A blog post; excerpt:
In this talk at the NYC Lisp meetup, Gerry Sussman was asked why MIT stopped teaching the legendary 6.001 course, which was based on Sussman and Abelson’s classic text The Structure and Interpretation of Computer Programs (SICP). Sussman’s answer was that: (1) he and Hal Abelson got tired of teaching it (having done it since the 1980s). So in 1997, they walked into the department head’s office and said: “We quit. Figure out what to do.” And more importantly, (2) that they felt that the SICP curriculum no longer prepared engineers for what engineering is like today. Sussman said that in the 80s and 90s, engineers built complex systems by combining simple and well-understood parts. The goal of SICP was to provide the abstraction language for reasoning about such systems.
Today, this is no longer the case. Sussman pointed out that engineers now routinely write code for complicated hardware that they don’t fully understand (and often can’t understand because of trade secrecy.) The same is true at the software level, since programming environments consist of gigantic libraries with enormous functionality. According to Sussman, his students spend most of their time reading manuals for these libraries to figure out how to stitch them together to get a job done. He said that programming today is “More like science.

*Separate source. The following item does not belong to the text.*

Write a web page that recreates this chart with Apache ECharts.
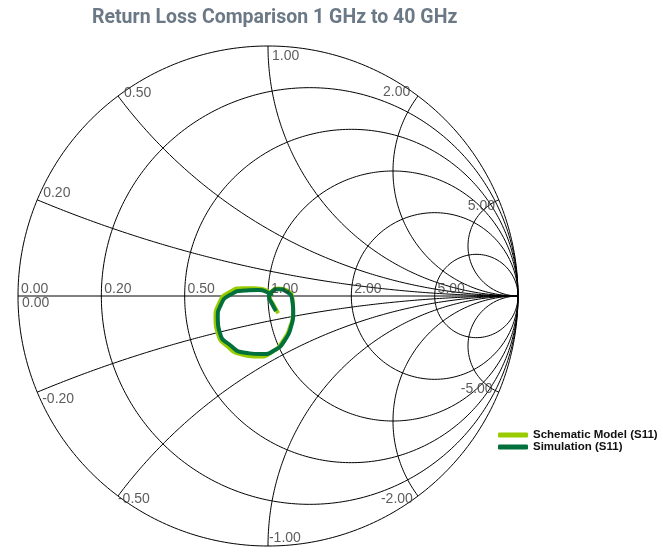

You grab this piece of library and you poke at it. You write programs that poke it and see what it does. And you say, ‘Can I tweak it to do the thing I want?'”. The “analysis-by-synthesis” view of SICP — where you build a larger system out of smaller, simple parts — became irrelevant. Nowadays, we do programming by poking.
Also, see the Hacker news thread. I thought this comment was useful:
What should we consider fundamental?
A fair question, and a full answer would be too long for a comment (though it would fit in a blog post, which I'll go ahead and write now since this seems to be an issue). But I'll take a whack at the TL;DR version here.

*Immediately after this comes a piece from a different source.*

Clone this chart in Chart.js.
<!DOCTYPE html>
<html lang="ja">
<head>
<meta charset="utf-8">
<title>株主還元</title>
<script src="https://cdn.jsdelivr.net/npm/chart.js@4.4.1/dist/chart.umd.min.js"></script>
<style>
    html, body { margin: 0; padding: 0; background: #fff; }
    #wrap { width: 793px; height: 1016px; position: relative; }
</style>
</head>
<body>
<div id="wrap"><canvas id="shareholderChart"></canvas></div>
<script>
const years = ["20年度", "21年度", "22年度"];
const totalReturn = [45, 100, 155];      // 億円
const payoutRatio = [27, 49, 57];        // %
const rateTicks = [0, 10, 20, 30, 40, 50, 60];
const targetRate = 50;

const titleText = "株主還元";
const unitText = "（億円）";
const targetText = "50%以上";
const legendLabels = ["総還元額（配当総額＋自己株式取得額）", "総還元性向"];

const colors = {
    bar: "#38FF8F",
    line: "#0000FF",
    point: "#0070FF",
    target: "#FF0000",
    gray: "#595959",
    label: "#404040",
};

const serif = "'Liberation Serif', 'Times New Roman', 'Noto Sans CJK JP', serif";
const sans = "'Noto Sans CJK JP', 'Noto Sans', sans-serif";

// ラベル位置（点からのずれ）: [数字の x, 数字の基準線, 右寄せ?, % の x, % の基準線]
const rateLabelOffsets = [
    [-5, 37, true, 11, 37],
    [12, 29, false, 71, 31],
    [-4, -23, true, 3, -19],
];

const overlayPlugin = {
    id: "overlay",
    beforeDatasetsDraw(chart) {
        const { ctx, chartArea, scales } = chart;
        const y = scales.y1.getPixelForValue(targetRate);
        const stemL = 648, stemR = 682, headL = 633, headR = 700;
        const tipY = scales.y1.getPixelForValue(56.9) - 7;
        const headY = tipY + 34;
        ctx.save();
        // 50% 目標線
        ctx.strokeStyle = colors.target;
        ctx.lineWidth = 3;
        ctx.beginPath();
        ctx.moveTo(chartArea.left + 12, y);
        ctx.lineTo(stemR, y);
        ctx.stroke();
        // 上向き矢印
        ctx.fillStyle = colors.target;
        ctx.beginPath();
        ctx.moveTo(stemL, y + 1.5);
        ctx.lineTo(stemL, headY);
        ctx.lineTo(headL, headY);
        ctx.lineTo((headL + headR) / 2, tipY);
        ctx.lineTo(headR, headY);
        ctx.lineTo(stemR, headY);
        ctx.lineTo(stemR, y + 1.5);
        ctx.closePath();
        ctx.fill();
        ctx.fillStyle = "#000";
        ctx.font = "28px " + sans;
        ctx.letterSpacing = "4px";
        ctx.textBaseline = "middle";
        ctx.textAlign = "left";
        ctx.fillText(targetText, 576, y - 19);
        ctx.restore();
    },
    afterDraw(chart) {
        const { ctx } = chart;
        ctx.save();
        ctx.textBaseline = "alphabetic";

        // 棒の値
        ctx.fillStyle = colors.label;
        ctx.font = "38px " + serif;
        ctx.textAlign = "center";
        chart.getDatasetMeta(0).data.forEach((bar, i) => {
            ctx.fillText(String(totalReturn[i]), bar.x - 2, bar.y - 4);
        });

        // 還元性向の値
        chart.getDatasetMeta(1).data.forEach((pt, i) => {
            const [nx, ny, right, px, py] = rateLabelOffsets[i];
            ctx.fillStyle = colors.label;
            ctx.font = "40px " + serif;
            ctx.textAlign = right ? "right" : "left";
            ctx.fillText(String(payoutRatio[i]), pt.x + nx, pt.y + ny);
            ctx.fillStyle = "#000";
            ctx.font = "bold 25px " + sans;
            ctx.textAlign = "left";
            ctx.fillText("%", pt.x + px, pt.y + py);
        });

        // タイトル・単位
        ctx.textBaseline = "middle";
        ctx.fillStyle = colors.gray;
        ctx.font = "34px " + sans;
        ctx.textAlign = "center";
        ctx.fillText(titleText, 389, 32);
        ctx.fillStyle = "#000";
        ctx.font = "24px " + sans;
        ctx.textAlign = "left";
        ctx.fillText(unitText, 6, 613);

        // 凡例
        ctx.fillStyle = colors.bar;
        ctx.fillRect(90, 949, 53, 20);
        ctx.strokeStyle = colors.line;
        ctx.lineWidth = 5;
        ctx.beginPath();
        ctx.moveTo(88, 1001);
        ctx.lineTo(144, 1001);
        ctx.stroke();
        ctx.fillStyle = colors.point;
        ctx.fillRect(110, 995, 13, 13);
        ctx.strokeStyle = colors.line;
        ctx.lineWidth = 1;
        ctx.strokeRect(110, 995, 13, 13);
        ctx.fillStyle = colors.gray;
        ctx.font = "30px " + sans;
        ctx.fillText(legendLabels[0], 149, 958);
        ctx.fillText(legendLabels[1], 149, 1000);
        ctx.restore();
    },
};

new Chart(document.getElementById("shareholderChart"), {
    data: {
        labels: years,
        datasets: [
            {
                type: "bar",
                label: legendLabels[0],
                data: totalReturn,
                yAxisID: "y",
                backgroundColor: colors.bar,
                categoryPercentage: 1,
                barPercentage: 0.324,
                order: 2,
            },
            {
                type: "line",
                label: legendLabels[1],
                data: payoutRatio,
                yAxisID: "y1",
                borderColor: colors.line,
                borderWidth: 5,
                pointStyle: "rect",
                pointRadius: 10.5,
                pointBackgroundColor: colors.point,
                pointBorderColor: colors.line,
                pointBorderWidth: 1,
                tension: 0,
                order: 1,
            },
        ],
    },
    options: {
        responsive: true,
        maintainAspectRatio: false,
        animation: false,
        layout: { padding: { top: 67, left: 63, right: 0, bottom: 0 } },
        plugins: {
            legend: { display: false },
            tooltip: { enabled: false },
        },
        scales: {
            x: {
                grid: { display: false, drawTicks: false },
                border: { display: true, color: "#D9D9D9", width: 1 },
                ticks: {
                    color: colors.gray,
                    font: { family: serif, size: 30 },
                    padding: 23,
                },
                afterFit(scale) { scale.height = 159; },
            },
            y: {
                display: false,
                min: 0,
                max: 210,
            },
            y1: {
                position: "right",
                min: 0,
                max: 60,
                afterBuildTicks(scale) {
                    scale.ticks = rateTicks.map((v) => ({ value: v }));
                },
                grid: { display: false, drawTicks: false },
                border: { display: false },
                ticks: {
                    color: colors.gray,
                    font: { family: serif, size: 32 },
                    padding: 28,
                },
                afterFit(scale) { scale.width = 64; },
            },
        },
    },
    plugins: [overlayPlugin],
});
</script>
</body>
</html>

AI, ML, and NLP and web design are application areas, not fundamentals. (You didn't list computer graphics, computer vision, robotics, embedded systems -- all applications, not fundamentals.) You can cover all the set theory and graph theory you need in a day. Most people get this in high school. The stuff you need is just not that complicated. You can safely skip category theory. What you do need is some amount of time spent on the idea that computer programs are mathematical objects which can be reasoned about mathematically. This is the part that the vast majority of people are missing nowadays, and it can be a little tricky to wrap your brain around at first. You need to understand what a fixed point is and why it matters. You need automata theory, but again, the basics are really not that complicated. You need to know about Turing-completeness, and that in addition to Turing machines there are PDAs and FSAs. You need to know that TMs can do things that PDAs can't (like parse context-sensitive grammars), and that PDAs can to things that FSAs can't (like parse context-free grammars) and that FSAs can parse regular expressions, and that's all they can do.

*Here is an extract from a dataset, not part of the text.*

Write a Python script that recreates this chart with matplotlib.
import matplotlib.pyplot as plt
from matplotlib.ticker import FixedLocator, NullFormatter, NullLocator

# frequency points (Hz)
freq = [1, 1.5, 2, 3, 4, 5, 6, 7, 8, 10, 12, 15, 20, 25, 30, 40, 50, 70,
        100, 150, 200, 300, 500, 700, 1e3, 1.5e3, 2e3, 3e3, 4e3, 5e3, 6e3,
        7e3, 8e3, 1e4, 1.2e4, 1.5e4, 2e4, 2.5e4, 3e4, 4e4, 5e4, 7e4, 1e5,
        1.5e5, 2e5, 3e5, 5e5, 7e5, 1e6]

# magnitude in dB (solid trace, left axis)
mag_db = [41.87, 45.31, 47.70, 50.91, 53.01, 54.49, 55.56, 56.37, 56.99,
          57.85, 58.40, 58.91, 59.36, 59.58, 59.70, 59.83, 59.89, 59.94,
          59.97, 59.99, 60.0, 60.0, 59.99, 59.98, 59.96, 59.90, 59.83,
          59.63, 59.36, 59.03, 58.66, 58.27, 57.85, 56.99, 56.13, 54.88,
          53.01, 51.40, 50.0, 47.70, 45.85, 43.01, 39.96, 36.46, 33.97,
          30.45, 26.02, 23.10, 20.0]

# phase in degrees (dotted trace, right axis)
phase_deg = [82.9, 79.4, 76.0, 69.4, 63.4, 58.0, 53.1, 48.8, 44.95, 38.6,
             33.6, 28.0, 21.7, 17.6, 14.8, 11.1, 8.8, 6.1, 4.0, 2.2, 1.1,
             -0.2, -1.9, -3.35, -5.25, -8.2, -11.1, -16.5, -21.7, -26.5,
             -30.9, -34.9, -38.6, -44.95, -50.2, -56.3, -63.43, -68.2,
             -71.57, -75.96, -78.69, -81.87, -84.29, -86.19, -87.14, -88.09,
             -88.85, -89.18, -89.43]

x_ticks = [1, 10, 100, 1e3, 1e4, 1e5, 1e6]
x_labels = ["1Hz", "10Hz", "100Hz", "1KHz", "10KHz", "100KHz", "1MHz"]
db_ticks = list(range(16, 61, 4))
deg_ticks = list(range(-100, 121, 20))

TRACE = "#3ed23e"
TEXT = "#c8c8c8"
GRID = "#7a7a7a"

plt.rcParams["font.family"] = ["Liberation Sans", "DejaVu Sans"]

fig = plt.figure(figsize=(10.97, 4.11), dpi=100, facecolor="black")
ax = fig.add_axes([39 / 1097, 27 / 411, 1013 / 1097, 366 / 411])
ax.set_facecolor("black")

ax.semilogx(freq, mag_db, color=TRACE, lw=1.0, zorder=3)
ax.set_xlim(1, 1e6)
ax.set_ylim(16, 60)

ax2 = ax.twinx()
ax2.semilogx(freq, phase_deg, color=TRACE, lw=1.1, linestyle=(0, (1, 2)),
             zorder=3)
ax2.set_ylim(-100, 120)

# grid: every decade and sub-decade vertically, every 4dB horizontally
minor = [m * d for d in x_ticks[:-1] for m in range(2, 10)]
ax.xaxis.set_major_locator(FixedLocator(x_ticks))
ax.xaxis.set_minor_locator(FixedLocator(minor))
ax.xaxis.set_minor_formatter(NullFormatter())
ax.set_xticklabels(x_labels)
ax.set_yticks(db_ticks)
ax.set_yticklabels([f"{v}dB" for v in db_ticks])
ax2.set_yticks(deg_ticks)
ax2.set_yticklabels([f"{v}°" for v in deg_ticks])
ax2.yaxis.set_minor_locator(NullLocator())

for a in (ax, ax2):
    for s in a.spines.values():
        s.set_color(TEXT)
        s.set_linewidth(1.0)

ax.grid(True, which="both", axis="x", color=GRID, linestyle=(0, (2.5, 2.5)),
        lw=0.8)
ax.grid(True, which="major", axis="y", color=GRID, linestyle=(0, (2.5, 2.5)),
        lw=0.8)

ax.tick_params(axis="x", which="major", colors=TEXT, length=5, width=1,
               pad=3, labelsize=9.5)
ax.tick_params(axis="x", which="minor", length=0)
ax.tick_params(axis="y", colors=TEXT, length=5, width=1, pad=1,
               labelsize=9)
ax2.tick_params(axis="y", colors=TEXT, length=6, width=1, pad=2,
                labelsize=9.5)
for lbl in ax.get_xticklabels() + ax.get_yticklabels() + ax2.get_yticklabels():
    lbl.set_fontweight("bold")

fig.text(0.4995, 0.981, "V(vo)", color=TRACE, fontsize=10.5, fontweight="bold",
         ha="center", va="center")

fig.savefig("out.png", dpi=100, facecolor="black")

You need some programming language theory. You need to know what a binding is, and that there are two types of bindings that matter: lexical and dynamic. You need to know what an environment is (a mapping between names and bindings) and how environments are chained. You need to know how evaluation and compilation are related, and the role that environments play in both processes. You need to know the difference between static and dynamic typing. You need to know how to compile a high-level language down to an RTL. For operating systems, you need to know what a process is, what a thread is, some of the ways in which parallel processes lead to problems, and some of the mechanisms for dealing with those problems, including the fact that some of those mechanisms require hardware support (e.g. atomic test-and-set instructions). You need a few basic data structures. Mainly what you need is to understand that what data structures are really all about is making associative maps that are more efficient for certain operations under certain circumstances.
You need a little bit of database knowledge. Again, what you really need to know is that what databases are really all about is dealing with the architectural differences between RAM and non-volatile storage, and that a lot of these are going away now that these architectural differences are starting to disappear. That's really about it.